Tra gli animali più riconoscibili che abbiano mai camminato sul pianeta, i sauropodi hanno da sempre catturato l'attenzione del pubblico per la loro grande mole e maestosità. C'è però un'altra caratteristica che spesso viene affermata dagli studi e che invece non tutti conoscono.
Questi grandi dinosauri – e fra tutti le specie inserite all'interno della famiglia dei diplodochi – possiedono infatti una lunga coda, il più delle volte con una punta estremamente sottile, che per secoli ha affascinato i paleontologi, provocandogli più di qualche dubbio.
La coda in questi animali può infatti raggiungere anche più di 13 metri di lunghezza e avendo una morfologia peculiare, è stato difficile per gli esperti teorizzare quale potesse essere il suo uso o le condizioni favorevoli al suo sviluppo.
Dopo decenni di dibattiti e scardinata ormai l'idea che andava in voga nel periodo vittoriano, che asseriva che le code potessero essere utilizzate come punti di appoggio in condizioni paludosi o anfibie, un nuovo modello tutto italiano che recentemente è stato presentato dal Politecnico di Milano, in collaborazione con il Dipartimento di Geologia dell’Università NOVA di Lisbona, ha tentato di testare la teoria oggi più diffusa, che vuole le code a frusta come strumento di difesa nei confronti dei predatori.
Una frusta non velocissima
Nello studio uscito su Nature, si legge che l'obiettivo principale dell'indagine condotta principalmente da Simone Conti era l'analisi «del movimento di un modello 3D di una coda a flagello, utilizzando una simulazione multicorpo e quantificando le capacità di carico dei tessuti molli associati».
Per fare ciò, gli scienziati hanno dovuto modellare ed animare – osso per osso – la coda di un grosso sauropode appartenente della famiglia Diplodocidae e la scelta è ricaduta su cinque esemplari di Apatosaurus. Uno dei più grossi e rinomati dinosauri mai esistiti e di cui si è creduto per anni che potesse muovere la coda a velocità supersoniche, ben superiori a 340 metri al secondo, capace di creare un piccolo “boom sonico” ed essere utilizzato come strumento di difesa.
Purtroppo però il modello di Conti ha portato a sfatare questo mito, confermando che la coda di Apatosaurus potesse essere comunque utilizzata come arma di difesa e di offesa, ma non potesse raggiungere tali notevoli velocità ed essere impiegata con lo scopo di assordare un predatore. Nessuna similitudine con la frusta di Indiana Jones, in breve.
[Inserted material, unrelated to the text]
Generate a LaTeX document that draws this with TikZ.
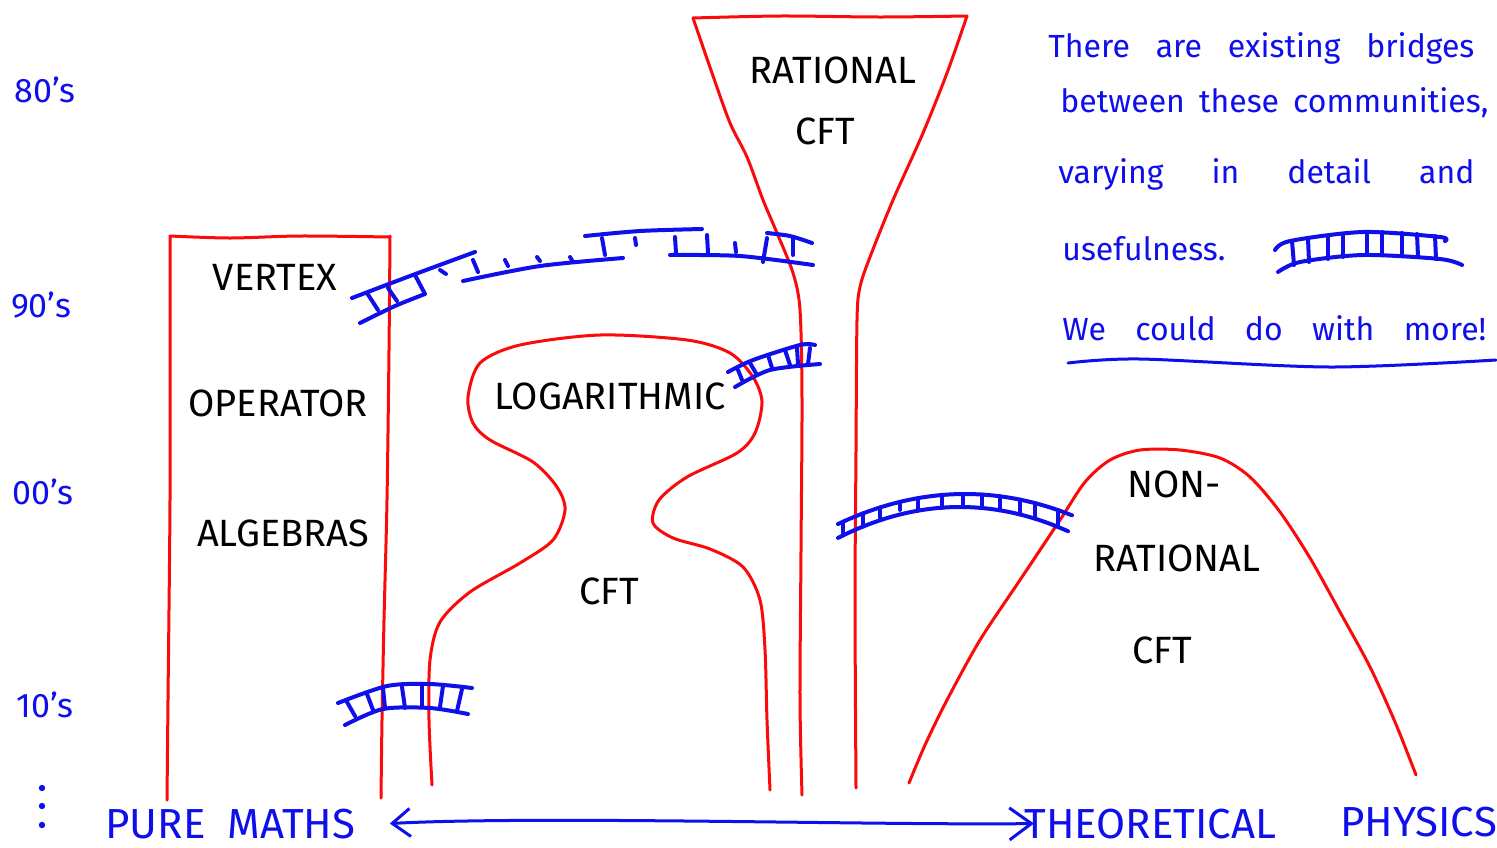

«Una struttura così allungata e slanciata – si legge nell'articolo – consentirebbe di raggiungere velocità di punta dell'ordine di 30 m/s, ovvero 100 km/h, di gran lunga inferiori alla velocità del suono, per effetto combinato dell'attrito della muscolatura e delle articolazioni, oltre che della resistenza aerodinamica».
Il modello digitale segue la scala reale: è lungo infatti poco oltre i 12 metri, ha un peso di 1.446 kg e presenta 82 le vertebre. Dunque gli esiti non risultano generici ma approfonditi.
a differenza di quanto creduto finora, quindi,, sembra che il movimento della coda dei diplodochi non riuscisse a oltrepassare i 33 metri al secondo, risultando perciò dieci
volte meno rapida della velocità del suono e molto più lenta per generare un boom sonico capace di stordire gli animali.
Inoltre il modello prodotto dal Politecnico di Milano permette di simulare i livelli di stress meccanico che la coda è capace di sopportare. Anche in questo caso, le notizie che fuoriescono dai dati contrastano con le vecchie teorie. Le vertebre di Apatosaurus sembrano essere "fragili", ovvero incapaci di sopportare la velocità di 340 metri al secondo necessaria a provocare lo schioppo. Le ossa si sarebbero infatti spezzate già a velocità inferiori a quella del muro del suono.
Per quanto lenta, gli autori però non escludono che la coda potesse essere usata comunque per dare dei colpi – venendo usata più come una verga – nelle competizioni fra i maschi o contro i predatori. Anche perché alla fine secondo questo modello decade anche l'altra teoria, che voleva la coda venire impiegata dagli animali come una sorta di scaccia mosche.